Recorded information:
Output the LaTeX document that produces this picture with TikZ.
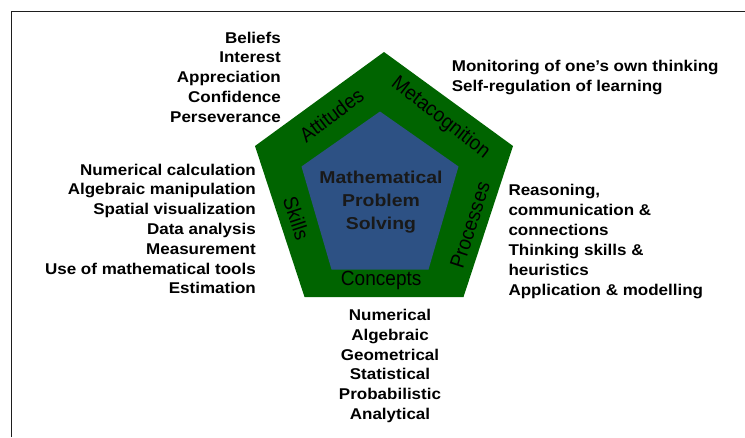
\documentclass[tikz,border=0pt]{standalone}
\usepackage{fontspec}
\setmainfont{Liberation Sans}
\newfontfamily\listfont{Liberation Sans}[FakeStretch=1.09]
\newfontfamily\corefont{Liberation Sans}[FakeStretch=1.13]
\newfontfamily\ringfont{Liberation Sans}[FakeStretch=0.93]
\definecolor{ringgreen}{HTML}{006400}
\definecolor{coreblue}{HTML}{2D5184}
\definecolor{framegray}{HTML}{1E1E1E}
\begin{document}
\begin{tikzpicture}[x=1pt,y=-1pt,
  listR/.style={font=\listfont\bfseries\fontsize{15.6}{19.8}\selectfont, inner sep=0pt, align=right, anchor=north east},
  listL/.style={font=\listfont\bfseries\fontsize{15.6}{20}\selectfont, inner sep=0pt, align=left, anchor=north west},
  listC/.style={font=\listfont\bfseries\fontsize{15.6}{19.9}\selectfont, inner sep=0pt, align=center, anchor=north},
  ringlabel/.style={font=\ringfont\fontsize{20.5}{22}\selectfont, inner sep=0pt, text=black},
  corelabel/.style={font=\corefont\bfseries\fontsize{17.2}{23.3}\selectfont, inner sep=0pt, align=center, anchor=north, text=black!90}
]
\useasboundingbox (0,0) rectangle (745,437);
% frame
\draw[framegray, line width=1.8pt] (11.5,437) -- (11.5,11.5) -- (745,11.5);
% outer pentagon
\coordinate (o1) at (384,52);
\coordinate (o2) at (513,146);
\coordinate (o3) at (463.5,297);
\coordinate (o4) at (304.5,297);
\coordinate (o5) at (255,146);
\fill[ringgreen] (o1) -- (o2) -- (o3) -- (o4) -- (o5) -- cycle;
% inner pentagon
\coordinate (i1) at (380,111.5);
\coordinate (i2) at (458.5,166.5);
\coordinate (i3) at (428.5,269.5);
\coordinate (i4) at (331.5,269.5);
\coordinate (i5) at (301.5,166.5);
\fill[coreblue] (i1) -- (i2) -- (i3) -- (i4) -- (i5) -- cycle;
% core text
\node[corelabel] (core) at (381,170.5) {Mathematical\\Problem\\Solving};
% ring labels
\node[ringlabel, rotate=37] (attitudes) at (331.5,115) {Attitudes};
\node[ringlabel, rotate=-38] (metacog) at (440.5,118) {Metacognition};
\node[ringlabel, rotate=72] (processes) at (470,225) {Processes};
\node[ringlabel, rotate=-72] (skills) at (296.5,218.5) {Skills};
\node[ringlabel, anchor=base] (concepts) at (381.2,285.7) {Concepts};
% lists
\node[listR] (attlist) at (281,31.5) {Beliefs\\Interest\\Appreciation\\Confidence\\Perseverance};
\node[listL] (metalist) at (451.7,60.2) {Monitoring of one’s own thinking\\Self-regulation of learning};
\node[listR] (skilllist) at (256,163.5) {Numerical calculation\\Algebraic manipulation\\Spatial visualization\\Data analysis\\Measurement\\Use of mathematical tools\\Estimation};
\node[listL] (proclist) at (508.3,184.4) {Reasoning,\\communication \&\\connections\\Thinking skills \&\\heuristics\\Application \& modelling};
\node[listC] (conclist) at (390,308.7) {Numerical\\Algebraic\\Geometrical\\Statistical\\Probabilistic\\Analytical};
\end{tikzpicture}
\end{document}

Exercise directions:
Reproduce every line of the material precisely, omitting its pictures.

Correct result:
Output the LaTeX document that produces this picture with TikZ.
\documentclass[tikz,border=0pt]{standalone}
\usepackage{fontspec}
\setmainfont{Liberation Sans}
\newfontfamily\listfont{Liberation Sans}[FakeStretch=1.09]
\newfontfamily\corefont{Liberation Sans}[FakeStretch=1.13]
\newfontfamily\ringfont{Liberation Sans}[FakeStretch=0.93]
\definecolor{ringgreen}{HTML}{006400}
\definecolor{coreblue}{HTML}{2D5184}
\definecolor{framegray}{HTML}{1E1E1E}
\begin{document}
\begin{tikzpicture}[x=1pt,y=-1pt,
  listR/.style={font=\listfont\bfseries\fontsize{15.6}{19.8}\selectfont, inner sep=0pt, align=right, anchor=north east},
  listL/.style={font=\listfont\bfseries\fontsize{15.6}{20}\selectfont, inner sep=0pt, align=left, anchor=north west},
  listC/.style={font=\listfont\bfseries\fontsize{15.6}{19.9}\selectfont, inner sep=0pt, align=center, anchor=north},
  ringlabel/.style={font=\ringfont\fontsize{20.5}{22}\selectfont, inner sep=0pt, text=black},
  corelabel/.style={font=\corefont\bfseries\fontsize{17.2}{23.3}\selectfont, inner sep=0pt, align=center, anchor=north, text=black!90}
]
\useasboundingbox (0,0) rectangle (745,437);
% frame
\draw[framegray, line width=1.8pt] (11.5,437) -- (11.5,11.5) -- (745,11.5);
% outer pentagon
\coordinate (o1) at (384,52);
\coordinate (o2) at (513,146);
\coordinate (o3) at (463.5,297);
\coordinate (o4) at (304.5,297);
\coordinate (o5) at (255,146);
\fill[ringgreen] (o1) -- (o2) -- (o3) -- (o4) -- (o5) -- cycle;
% inner pentagon
\coordinate (i1) at (380,111.5);
\coordinate (i2) at (458.5,166.5);
\coordinate (i3) at (428.5,269.5);
\coordinate (i4) at (331.5,269.5);
\coordinate (i5) at (301.5,166.5);
\fill[coreblue] (i1) -- (i2) -- (i3) -- (i4) -- (i5) -- cycle;
% core text
\node[corelabel] (core) at (381,170.5) {Mathematical\\Problem\\Solving};
% ring labels
\node[ringlabel, rotate=37] (attitudes) at (331.5,115) {Attitudes};
\node[ringlabel, rotate=-38] (metacog) at (440.5,118) {Metacognition};
\node[ringlabel, rotate=72] (processes) at (470,225) {Processes};
\node[ringlabel, rotate=-72] (skills) at (296.5,218.5) {Skills};
\node[ringlabel, anchor=base] (concepts) at (381.2,285.7) {Concepts};
% lists
\node[listR] (attlist) at (281,31.5) {Beliefs\\Interest\\Appreciation\\Confidence\\Perseverance};
\node[listL] (metalist) at (451.7,60.2) {Monitoring of one’s own thinking\\Self-regulation of learning};
\node[listR] (skilllist) at (256,163.5) {Numerical calculation\\Algebraic manipulation\\Spatial visualization\\Data analysis\\Measurement\\Use of mathematical tools\\Estimation};
\node[listL] (proclist) at (508.3,184.4) {Reasoning,\\communication \&\\connections\\Thinking skills \&\\heuristics\\Application \& modelling};
\node[listC] (conclist) at (390,308.7) {Numerical\\Algebraic\\Geometrical\\Statistical\\Probabilistic\\Analytical};
\end{tikzpicture}
\end{document}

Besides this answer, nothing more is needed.